### WHAT IS NEEDED:
Retype the opening lines of the data exactly, stopping after the line that contains "from bokeh.resources import INLINE". Skip every picture.

#### DATA SECTION ####

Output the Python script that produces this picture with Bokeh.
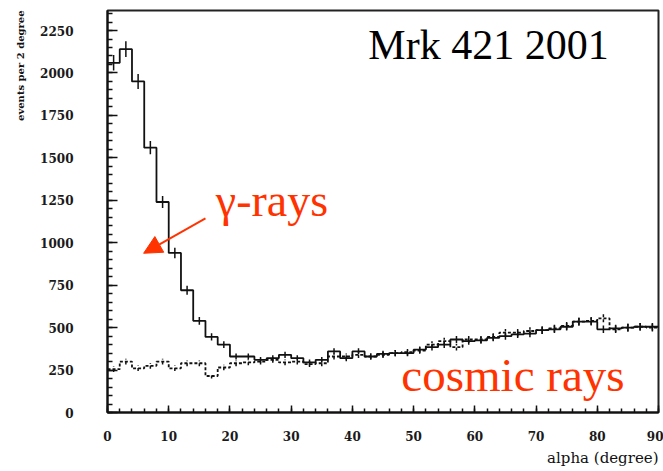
import numpy as np
from bokeh.plotting import figure
from bokeh.models import Range1d, Label, Arrow, NormalHead, FixedTicker, Title
from bokeh.embed import file_html
from bokeh.resources import INLINE

# alpha histogram, 2-degree bins from 0 to 90
bin_low = np.arange(0, 90, 2)
bin_width = 2

# ON-source events (gamma-rays + background)
on_counts = [2060, 2140, 1950, 1560, 1240, 940, 720, 540, 445, 400,
             330, 330, 310, 320, 340, 320, 295, 310, 360, 320,
             360, 330, 345, 350, 350, 370, 385, 400, 430, 420,
             425, 440, 450, 460, 465, 485, 490, 505, 535, 535,
             490, 495, 500, 505, 505]

# OFF-source events (cosmic rays)
off_counts = [255, 300, 260, 275, 300, 260, 290, 290, 215, 265,
              290, 295, 300, 310, 295, 300, 285, 290, 330, 330,
              340, 330, 340, 350, 355, 365, 400, 420, 385, 430,
              430, 445, 470, 470, 480, 485, 495, 510, 535, 540,
              555, 490, 500, 505, 500]

y_ticks = [0, 250, 500, 750, 1000, 1250, 1500, 1750, 2000, 2250]
x_ticks = [0, 10, 20, 30, 40, 50, 60, 70, 80, 90]

RED = "#ff3300"
TICK_FONT = "DejaVu Serif"
TEXT_FONT = "Liberation Serif"

p = figure(width=663, height=471, output_backend="svg", toolbar_location=None,
           x_range=Range1d(0, 90), y_range=Range1d(0, 2368),
           min_border_left=107, min_border_right=5,
           min_border_top=10, min_border_bottom=59)
p.background_fill_color = "white"
p.border_fill_color = "white"
p.outline_line_color = "#222222"
p.outline_line_width = 2
p.xgrid.visible = False
p.ygrid.visible = False

for ax in (p.xaxis[0], p.yaxis[0]):
    ax.axis_line_color = "#111111"
    ax.axis_line_width = 2
    ax.major_tick_line_color = "#111111"
    ax.minor_tick_line_color = "#111111"
    ax.major_tick_line_width = 1.5
    ax.minor_tick_line_width = 1.5
    ax.major_tick_out = 0
    ax.minor_tick_out = 0
    ax.major_label_text_font = TICK_FONT
    ax.major_label_text_font_size = "12px"
    ax.major_label_text_font_style = "bold"
    ax.major_label_text_color = "#1a1a1a"

p.yaxis[0].ticker = FixedTicker(ticks=y_ticks,
                                minor_ticks=list(np.arange(0, 2400, 50)))
p.yaxis[0].major_tick_in = 10
p.yaxis[0].minor_tick_in = 5
p.yaxis[0].major_label_standoff = 34

p.xaxis[0].ticker = FixedTicker(ticks=x_ticks,
                                minor_ticks=list(np.arange(0, 92, 2)))
p.xaxis[0].major_tick_in = 7
p.xaxis[0].minor_tick_in = 4
p.xaxis[0].major_label_standoff = 18


def draw_hist(counts, dash):
    counts = np.asarray(counts, dtype=float)
    edges = np.append(bin_low, bin_low[-1] + bin_width)
    levels = np.append(counts, counts[-1])
    p.step(x=edges, y=levels, mode="after", line_color="#111111",
           line_width=1.8, line_dash=dash)
    centers = bin_low + bin_width / 2
    err = np.sqrt(counts)
    p.segment(x0=centers, y0=counts - err, x1=centers, y1=counts + err,
              line_color="#111111", line_width=1.5, line_dash=dash)


draw_hist(off_counts, "3 2")
draw_hist(on_counts, "solid")

# annotations
p.add_layout(Label(x=42.6, y=2162, text="Mrk 421 2001",
                   text_font=TEXT_FONT, text_font_size="42px",
                   text_color="black", text_baseline="alphabetic"))
p.add_layout(Label(x=17.7, y=1250, text="γ-rays",
                   text_font=TEXT_FONT, text_font_size="46px",
                   text_color=RED, text_baseline="alphabetic"))
p.add_layout(Label(x=48.0, y=220, text="cosmic rays",
                   text_font=TEXT_FONT, text_font_size="47px",
                   text_color=RED, text_baseline="alphabetic"))
p.add_layout(Arrow(x_start=16.0, y_start=1144, x_end=5.9, y_end=938,
                   line_color=RED, line_width=2,
                   end=NormalHead(size=18, fill_color=RED, line_color=RED)))

# axis titles; a blank title pads the y title away from the tick labels
p.add_layout(Title(text=" ", text_font_size="9px", standoff=0), "left")
p.add_layout(Title(text="events per 2 degree", align="right",
                   text_font=TICK_FONT, text_font_size="10px",
                   text_font_style="bold", text_color="#111111",
                   standoff=0, offset=0), "left")
p.add_layout(Title(text="alpha (degree)", align="right",
                   text_font=TICK_FONT, text_font_size="15px",
                   text_font_style="normal", text_color="#111111",
                   standoff=7, offset=0), "below")

open("out.html", "w").write(file_html(p, INLINE))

####

### EXERCISE RESULT:
Output the Python script that produces this picture with Bokeh.
import numpy as np
from bokeh.plotting import figure
from bokeh.models import Range1d, Label, Arrow, NormalHead, FixedTicker, Title
from bokeh.embed import file_html
from bokeh.resources import INLINE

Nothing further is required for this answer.